ANNA STEVENSON: The guy who makes our super cool videos, Muhammad is his dad. And I mean, he made this video for us before we played at Nebraska and it was all about how I think he was about to fight George Foreman. And everyone thought he was going to lose because George Foreman had the big name, and Nebraska had the big name, they have it, and we're trying to build that for Louisville. And so I just think he's, I kind of lost track of the question there. But yeah, I hope that answered it.

Q: Did the Muhammad Ali-inspired jerseys have any significance?

TORI DILFER: I was just going to say the same thing. I think we've taken on that persona a little bit. Assad, our videographer, kind of told us that we were the team that most reminded him of his dad, just the way that we competed and believed in ourselves and so I think that was super cool for all of us. I know we got emotional when that video played and just hearing that was super special just knowing the competitor he was, the person he was, to be compared to him is pretty incredible. And so that's been a super, super big confidence builder for us.

Q: Dani, you've played this level as a libero How has the evolution of the libero position evolved over the last 10, 15 20 years and then secondly, what separates a good libero from a great libero?
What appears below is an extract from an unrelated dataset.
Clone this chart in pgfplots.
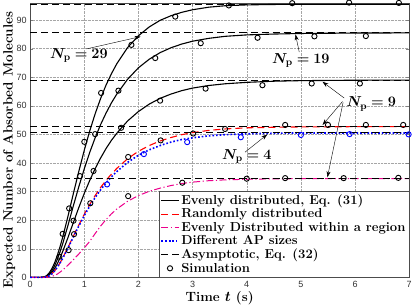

DANI BUSBOOM KELLY: Well it's really cool to see how much it's evolved and I don't know if this is the first year but there's a libero on each of the All-American teams and that was not the case, you know, for a long time. It's probably maybe only the second year if not the first year, so you know, I think coaches are starting to understand that it's insanely important to have a great libero and for me what makes a great libero is great volleyball IQ, and our current libero was a setter and her whole life, she just turned a libero this year, first year playing it. I want somebody who knows the game and has been around the game and can understand the ins and outs but also have to have great touch, that goes without saying. So, you want somebody that can ball handle and be great under pressure.